Bediüzzaman hazretlerinin halen hayatta olan talebelerinden Hüsnü Bayramoğlu ağabeyin dilinden Bediüzzaman’ın 24 saati;
“Biz Hazreti Üstâd’ın ma'nevî vazîfesini bilemiyoruz. Ancak görünen zâhirî hayâtının şâhidiyiz. Özetleyecek olursak:
*Kışın beş saat uyurdu. “Fıtrî uyku beş saattir” derlerdi.
*Yazın erken kalkardı. Gündüz az uyurdu. (kaylule uykusu)
*Yatsı namazını kıldıktan sonra yatarlardı.
*Teheccüt namazına devam ederlerdi. Teheccüh namazından sonra sabah namazına kadar duâlarını okurlardı. Ve sabah namazının hemen öncesinde duâ bağışlama vakti vardı. O zaman yanına girmezdik. Büyük bir levhâda mubârek zatların isimleri yazılı idi. Onları tek tek okuyarak bağışlardı. Gündüz çay içerken Tahmidiye ve Sekine okurdu.
*Sabah namazını cemaatle kılardı. İki cemaat olurduk. Bir iki kişi Üstad Hazretleri ile cemaat olurken, diğer âbiler ikinci bir cemaat yaparlardı.
*Sabah namazından sonra ders yapardık. Dersi sıra ile herkes okurdu ve kuşluk vaktine kadar devam ederdi.
*Kuşluk namazı kılarlardı.
*Tesbîhat yaparlardı. Tesbîhatı bazen biz okurduk, kendileri dinlerdi. Ondan sonra Risâle-i Nûr neşri ile uğraşırlardı. Ve bir harf yanlışlığını dahi yakalayıp düzeltirlerdi. Bazan karşılaştırma sûretinde yapardık. Bazen de kendisi yeni yazılmış bir nüshayı okuyarak (başka bir yere bakmadan) tashih ederlerdi.

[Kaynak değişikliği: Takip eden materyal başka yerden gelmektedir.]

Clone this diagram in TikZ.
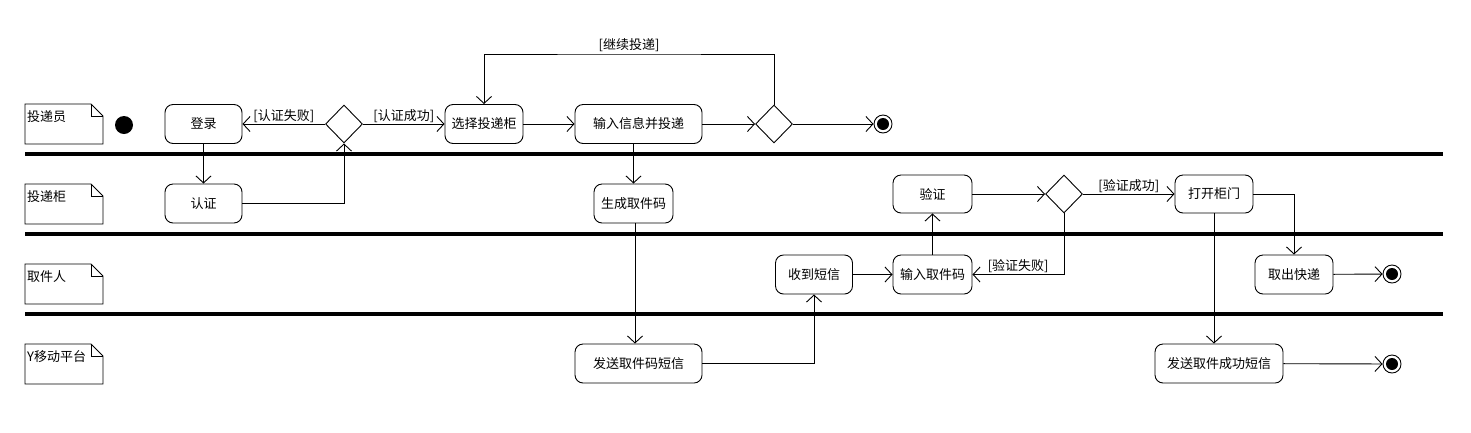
\documentclass[tikz,border=0pt]{standalone}
\usepackage{fontspec}
\setmainfont{Noto Sans CJK SC}
\usetikzlibrary{arrows.meta,shapes.geometric}
\begin{document}
\begin{tikzpicture}[x=1pt,y=-1pt,
  font=\fontsize{13}{15}\selectfont,
  act/.style={draw, rounded corners=8pt, minimum width=77pt, minimum height=39pt, line width=0.9pt, inner sep=1pt},
  dec/.style={draw, diamond, minimum width=37pt, minimum height=38pt, inner sep=0pt, line width=0.9pt},
  fin/.style={draw, circle, minimum size=18pt, inner sep=0pt, line width=0.9pt},
  arr/.style={-{Straight Barb[length=7pt,width=15pt]}, line width=0.9pt},
  ln/.style={line width=0.9pt},
  lane/.style={line width=4pt},
  guard/.style={inner sep=0pt, font=\fontsize{13}{15}\selectfont}
]
\useasboundingbox (0,0) rectangle (1471,432);

% lane notes
\foreach \y/\t/\n in {104/投递员/na, 184/投递柜/nb, 264/取件人/nc, 344/Y移动平台/nd}{
  \draw[ln] (25,\y) -- (91,\y) -- (103,\y+12) -- (103,\y+40) -- (25,\y+40) -- cycle;
  \draw[ln] (91,\y) -- (91,\y+12) -- (103,\y+12);
  \node[anchor=west, inner sep=0pt] (\n) at (27,\y+13) {\t};
}

% lane separators
\draw[lane] (25,154) -- (1443,154);
\draw[lane] (25,234) -- (1443,234);
\draw[lane] (25,314) -- (1443,314);

% nodes
\node[circle, fill, minimum size=18pt, inner sep=0pt] (init) at (124,125) {};
\node[act] (dl) at (203.5,124) {登录};
\node[act] (rz) at (203.5,203.5) {认证};
\node[dec] (d1) at (344,124) {};
\node[act, minimum width=78pt] (xz) at (484,124) {选择投递柜};
\node[act, minimum width=127pt] (sr) at (638.5,124) {输入信息并投递};
\node[dec] (d2) at (774,124) {};
\node[fin] (f1) at (883,124) {};
\fill (f1) circle (6pt);
\node[act, minimum width=79pt] (sc) at (633.5,203.5) {生成取件码};
\node[act, minimum width=79pt, minimum height=38pt] (yz) at (932.5,194) {验证};
\node[dec] (d3) at (1064,194) {};
\node[act, minimum width=78pt, minimum height=38pt] (kg) at (1214,194) {打开柜门};
\node[act] (sd) at (814,274.5) {收到短信};
\node[act, minimum width=79pt] (sm) at (932.5,274.5) {输入取件码};
\node[act, minimum width=78pt] (qc) at (1294,274.5) {取出快递};
\node[fin] (f2) at (1392,274) {};
\fill (f2) circle (6pt);
\node[act, minimum width=127pt] (fs) at (638.5,363.5) {发送取件码短信};
\node[act, minimum width=128pt] (fc) at (1219,363.5) {发送取件成功短信};
\node[fin] (f3) at (1392,364) {};
\fill (f3) circle (6pt);

% connectors
\draw[arr] (dl) -- (rz);
\draw[arr] (rz.east) -| (d1.south);
\draw[arr] (d1.west) -- (dl.east) node[guard, midway, above=1pt] {[认证失败]};
\draw[arr] (d1.east) -- (xz.west) node[guard, midway, above=1pt] {[认证成功]};
\draw[arr] (xz) -- (sr);
\draw[arr] (sr) -- (d2);
\draw[arr] (d2) -- (f1);
\coordinate (loop) at (629,54);
\draw[arr] (d2.north) |- (loop) -| (xz.north);
\node[guard, above=2pt] (lb) at (loop) {[继续投递]};
\draw[arr] (sc.north |- sr.south) -- (sc.north);
\draw[arr] ([xshift=1.5pt]sc.south) -- ([xshift=1.5pt]sc.south |- fs.north);
\draw[arr] (fs.east) -| (sd.south);
\draw[arr] (sd) -- (sm);
\draw[arr] (sm.north) -- (yz.south);
\draw[arr] (yz) -- (d3);
\draw[arr] (d3.east) -- (kg.west) node[guard, midway, above=1pt] {[验证成功]};
\draw[arr] (d3.south) |- (sm.east) node[guard, pos=0.75, above=1pt] {[验证失败]};
\draw[arr] (kg.east) -| (qc.north);
\draw[arr] (kg.south) -- (kg.south |- fc.north);
\draw[arr] (qc) -- (f2);
\draw[arr] (fc) -- (f3);
\end{tikzpicture}
\end{document}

*En ağır hastalık anlarında dâhi tashîhat işini aksatmazlardı. Tashîhat sırasında diğer işleri tehir ederlerdi. Risâle-i Nûr hizmeti (neşir ve tashîhi) ile iştigal ederken hiç uyumazlardı.

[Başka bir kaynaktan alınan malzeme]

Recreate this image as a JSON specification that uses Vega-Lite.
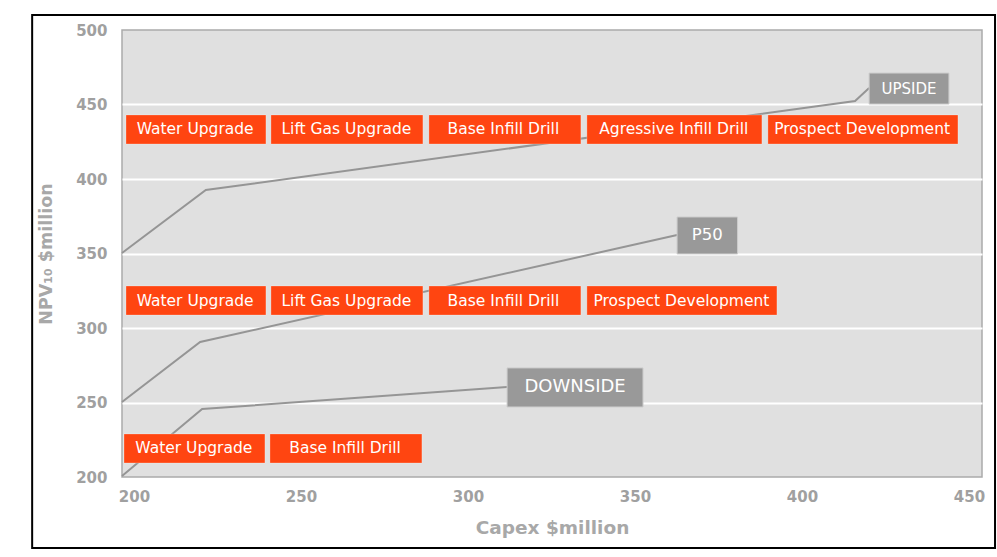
{
  "$schema": "https://vega.github.io/schema/vega-lite/v6.json",
  "width": 860,
  "height": 447,
  "autosize": {"type": "none"},
  "padding": {"left": 122, "top": 30, "right": 15, "bottom": 80},
  "background": "white",
  "config": {
    "view": {"fill": "#e0e0e0", "stroke": "#aaaaaa", "strokeWidth": 1.5},
    "font": "DejaVu Sans"
  },
  "datasets": {
    "frame": [{"x": 169.5, "x2": 457.8, "y": 152.3, "y2": 510.1}],
    "curves": [
      {"scenario": "UPSIDE", "x": 196.4, "y": 350.3},
      {"scenario": "UPSIDE", "x": 221.5, "y": 392.6},
      {"scenario": "UPSIDE", "x": 415.9, "y": 452.3},
      {"scenario": "UPSIDE", "x": 420.1, "y": 461.1},
      {"scenario": "P50", "x": 196.4, "y": 250.3},
      {"scenario": "P50", "x": 219.8, "y": 290.6},
      {"scenario": "P50", "x": 362.6, "y": 362.4},
      {"scenario": "DOWNSIDE", "x": 196.4, "y": 200.7},
      {"scenario": "DOWNSIDE", "x": 220.4, "y": 245.6},
      {"scenario": "DOWNSIDE", "x": 311.7, "y": 260.4}
    ],
    "tasks": [
      {"scenario": "UPSIDE", "task": "Water Upgrade", "x": 197.6, "x2": 239.5, "y": 423.5, "y2": 443.0, "xc": 218.3, "yc": 433.25},
      {"scenario": "UPSIDE", "task": "Lift Gas Upgrade", "x": 241.0, "x2": 286.5, "y": 423.5, "y2": 443.0, "xc": 263.6, "yc": 433.25},
      {"scenario": "UPSIDE", "task": "Base Infill Drill", "x": 288.3, "x2": 333.8, "y": 423.5, "y2": 443.0, "xc": 310.6, "yc": 433.25},
      {"scenario": "UPSIDE", "task": "Agressive Infill Drill", "x": 335.6, "x2": 388.0, "y": 423.5, "y2": 443.0, "xc": 361.6, "yc": 433.25},
      {"scenario": "UPSIDE", "task": "Prospect Development", "x": 389.8, "x2": 446.7, "y": 423.5, "y2": 443.0, "xc": 418.0, "yc": 433.25},
      {"scenario": "P50", "task": "Water Upgrade", "x": 197.6, "x2": 239.5, "y": 308.7, "y2": 328.2, "xc": 218.3, "yc": 318.45},
      {"scenario": "P50", "task": "Lift Gas Upgrade", "x": 241.0, "x2": 286.5, "y": 308.7, "y2": 328.2, "xc": 263.6, "yc": 318.45},
      {"scenario": "P50", "task": "Base Infill Drill", "x": 288.3, "x2": 333.8, "y": 308.7, "y2": 328.2, "xc": 310.6, "yc": 318.45},
      {"scenario": "P50", "task": "Prospect Development", "x": 335.6, "x2": 392.5, "y": 308.7, "y2": 328.2, "xc": 363.9, "yc": 318.45},
      {"scenario": "DOWNSIDE", "task": "Water Upgrade", "x": 197.0, "x2": 239.2, "y": 209.4, "y2": 228.9, "xc": 217.9, "yc": 219.15},
      {"scenario": "DOWNSIDE", "task": "Base Infill Drill", "x": 240.7, "x2": 286.2, "y": 209.4, "y2": 228.9, "xc": 263.2, "yc": 219.15}
    ],
    "labels": [
      {"scenario": "UPSIDE", "x": 420.1, "x2": 444.0, "y": 450.3, "y2": 471.1, "xc": 432.05, "yc": 460.7},
      {"scenario": "P50", "x": 362.6, "x2": 380.7, "y": 349.7, "y2": 374.5, "xc": 371.65, "yc": 362.1},
      {"scenario": "DOWNSIDE", "x": 311.7, "x2": 352.4, "y": 247.0, "y2": 273.2, "xc": 332.05, "yc": 260.1}
    ]
  },
  "encoding": {
    "x": {
      "field": "x", "type": "quantitative", "title": "Capex $million",
      "scale": {"domain": [196.4, 453.9], "nice": false, "zero": false},
      "axis": {"values": [200, 250, 300, 350, 400, 450], "grid": false, "ticks": false, "domain": false,
        "labelFont": "DejaVu Sans", "labelFontSize": 15, "labelFontWeight": "bold", "labelColor": "#a0a0a0", "labelPadding": 12,
        "titleFont": "DejaVu Sans", "titleFontSize": 18.5, "titleFontWeight": "bold", "titleColor": "#a8a8a8", "titlePadding": 14}
    },
    "y": {
      "field": "y", "type": "quantitative", "title": "NPV₁₀ $million",
      "scale": {"domain": [200, 500], "nice": false, "zero": false},
      "axis": {"values": [200, 250, 300, 350, 400, 450, 500], "grid": true, "gridColor": "white", "gridWidth": 2,
        "gridOpacity": {"condition": {"test": "datum.value == 200 || datum.value == 500", "value": 0}, "value": 1},
        "ticks": false, "domain": false,
        "labelFont": "DejaVu Sans", "labelFontSize": 15, "labelFontWeight": "bold", "labelColor": "#a0a0a0", "labelPadding": 15,
        "titleFont": "DejaVu Sans", "titleFontSize": 17.5, "titleFontWeight": "bold", "titleColor": "#a8a8a8", "titlePadding": 20}
    }
  },
  "layer": [
    {
      "data": {"name": "frame"},
      "mark": {"type": "rect", "fill": "transparent", "stroke": "black", "strokeWidth": 2, "clip": false},
      "encoding": {"x2": {"field": "x2"}, "y2": {"field": "y2"}}
    },
    {
      "data": {"name": "curves"},
      "mark": {"type": "line", "color": "#959595", "strokeWidth": 2},
      "encoding": {"detail": {"field": "scenario", "type": "nominal"}}
    },
    {
      "data": {"name": "tasks"},
      "mark": {"type": "rect", "fill": "#ff4511", "stroke": "#ffffff", "strokeOpacity": 0.25, "strokeWidth": 1},
      "encoding": {"x2": {"field": "x2"}, "y2": {"field": "y2"}}
    },
    {
      "data": {"name": "tasks"},
      "mark": {"type": "text", "color": "white", "fontSize": 15.5, "font": "DejaVu Sans", "align": "center", "baseline": "middle"},
      "encoding": {
        "x": {"field": "xc", "type": "quantitative", "title": "Capex $million", "scale": {"domain": [196.4, 453.9], "nice": false, "zero": false},
          "axis": {"values": [200, 250, 300, 350, 400, 450], "grid": false, "ticks": false, "domain": false,
            "labelFont": "DejaVu Sans", "labelFontSize": 15, "labelFontWeight": "bold", "labelColor": "#a0a0a0", "labelPadding": 12,
            "titleFont": "DejaVu Sans", "titleFontSize": 18.5, "titleFontWeight": "bold", "titleColor": "#a8a8a8", "titlePadding": 14}},
        "y": {"field": "yc", "type": "quantitative", "title": "NPV₁₀ $million", "scale": {"domain": [200, 500], "nice": false, "zero": false},
          "axis": {"values": [200, 250, 300, 350, 400, 450, 500], "grid": true, "gridColor": "white", "gridWidth": 2,
            "gridOpacity": {"condition": {"test": "datum.value == 200 || datum.value == 500", "value": 0}, "value": 1},
            "ticks": false, "domain": false,
            "labelFont": "DejaVu Sans", "labelFontSize": 15, "labelFontWeight": "bold", "labelColor": "#a0a0a0", "labelPadding": 15,
            "titleFont": "DejaVu Sans", "titleFontSize": 17.5, "titleFontWeight": "bold", "titleColor": "#a8a8a8", "titlePadding": 20}},
        "text": {"field": "task"}
      }
    },
    {
      "data": {"name": "labels"},
      "mark": {"type": "rect", "fill": "#999999", "stroke": "#cccccc", "strokeWidth": 1},
      "encoding": {"x2": {"field": "x2"}, "y2": {"field": "y2"}}
    },
    {
      "data": {"name": "labels"},
      "mark": {"type": "text", "color": "white", "font": "DejaVu Sans", "align": "center", "baseline": "middle"},
      "encoding": {
        "x": {"field": "xc", "type": "quantitative", "title": "Capex $million", "scale": {"domain": [196.4, 453.9], "nice": false, "zero": false},
          "axis": {"values": [200, 250, 300, 350, 400, 450], "grid": false, "ticks": false, "domain": false,
            "labelFont": "DejaVu Sans", "labelFontSize": 15, "labelFontWeight": "bold", "labelColor": "#a0a0a0", "labelPadding": 12,
            "titleFont": "DejaVu Sans", "titleFontSize": 18.5, "titleFontWeight": "bold", "titleColor": "#a8a8a8", "titlePadding": 14}},
        "y": {"field": "yc", "type": "quantitative", "title": "NPV₁₀ $million", "scale": {"domain": [200, 500], "nice": false, "zero": false},
          "axis": {"values": [200, 250, 300, 350, 400, 450, 500], "grid": true, "gridColor": "white", "gridWidth": 2,
            "gridOpacity": {"condition": {"test": "datum.value == 200 || datum.value == 500", "value": 0}, "value": 1},
            "ticks": false, "domain": false,
            "labelFont": "DejaVu Sans", "labelFontSize": 15, "labelFontWeight": "bold", "labelColor": "#a0a0a0", "labelPadding": 15,
            "titleFont": "DejaVu Sans", "titleFontSize": 17.5, "titleFontWeight": "bold", "titleColor": "#a8a8a8", "titlePadding": 20}},
        "text": {"field": "scenario"},
        "size": {"field": "scenario", "type": "nominal", "scale": {"domain": ["UPSIDE", "P50", "DOWNSIDE"], "range": [15, 18, 18]}, "legend": null}
      }
    }
  ]
}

*Ziyârete gelenler, eğer kendi maddî, manevî işleri için gelmişlerse, “Kardaşım, ben hastayım” der kabul etmezlerdi. Eğer Risâle-i Nûr hizmeti ilgili herhangi bir mes’ele için gelmişlerse, hiç bekletmeden kabul ederlerdi.
*İkindi namazından sonra da topluca ders yaparlardı.

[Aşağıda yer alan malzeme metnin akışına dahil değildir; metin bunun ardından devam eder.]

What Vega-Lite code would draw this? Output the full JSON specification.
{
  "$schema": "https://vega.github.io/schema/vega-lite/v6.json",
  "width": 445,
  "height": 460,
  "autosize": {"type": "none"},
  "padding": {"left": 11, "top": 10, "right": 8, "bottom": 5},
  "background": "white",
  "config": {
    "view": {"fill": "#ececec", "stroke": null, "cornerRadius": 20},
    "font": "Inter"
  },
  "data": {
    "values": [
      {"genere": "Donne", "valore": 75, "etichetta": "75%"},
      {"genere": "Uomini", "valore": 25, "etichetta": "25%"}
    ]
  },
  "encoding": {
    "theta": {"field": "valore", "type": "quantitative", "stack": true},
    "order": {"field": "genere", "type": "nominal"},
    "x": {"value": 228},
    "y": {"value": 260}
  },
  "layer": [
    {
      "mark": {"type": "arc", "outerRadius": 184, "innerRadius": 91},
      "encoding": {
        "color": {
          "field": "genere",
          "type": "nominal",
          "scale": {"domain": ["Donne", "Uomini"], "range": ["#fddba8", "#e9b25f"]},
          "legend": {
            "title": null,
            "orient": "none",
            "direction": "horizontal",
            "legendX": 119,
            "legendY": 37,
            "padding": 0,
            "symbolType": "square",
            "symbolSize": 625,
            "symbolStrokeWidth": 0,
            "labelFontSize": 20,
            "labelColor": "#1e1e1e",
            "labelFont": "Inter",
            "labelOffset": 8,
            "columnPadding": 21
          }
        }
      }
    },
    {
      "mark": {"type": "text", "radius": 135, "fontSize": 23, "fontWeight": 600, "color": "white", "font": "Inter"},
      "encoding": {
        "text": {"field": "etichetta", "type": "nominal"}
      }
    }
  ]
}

*İki öğün yemek yerlerdi. Yemekleri çok sâde ve az idi. Sefer tası içine biraz pirinç atar, bir çay kaşığı tereyağı koyardık, bazen üzerine bir iki kaşık yoğurt katılırdı. Bunun içine küçük küçük ekmek doğrarlardı. Bunu dâhi bitirmez bizlere ikram ederlerdi. Biz de teberrüken yerdik. Kendisi sanki yemeden yaşardı. On beş yirmi günde bir, yüz gram koyun eti aldırır ve ondan dört adet köfte yaparlardı. Ve bu köfteyi iki gün yerlerdi. Tuzu yok denecek kadar az kullanırdı. Yemekten sonra iki saat boyunca su içmezlerdi. Zehirlenmeden dolayı çok harâret basardı. Su içmek için saate bakardı ve “daha beş dakîka var iki saat dolmadı” derlerdi.
*Hazret-i Üstâd’ın durumu ile karşılaştırınca, biz çok fazla yiyorduk. Bazen bize latîfe olarak “Kardeşlerim! Siz böyle yerseniz ben sizin geçiminizi temin edemem. Benim zâten param yok. Sizleri göndermek zorunda kalırım. O zaman da hizmete zarar olur. . . (sonra da) “Yiyin kardeşim, bizde riyâzet yoktur. Helal olsun sizlere” derlerdi. (Önce îkâz edip ders veriyor sonra da gönlümüzü alıyordu. )
*Üstad Hazretleri namazlarını vaktin evvelinde kılarlardı. Akşam ile yatsı arasında kimseyi kabul etmezlerdi. Yatsı namazını kıldıktan sonra istirahate çekilirlerdi. Yirmi dört saatlik zaman aşağı yukarı böyle geçerdi.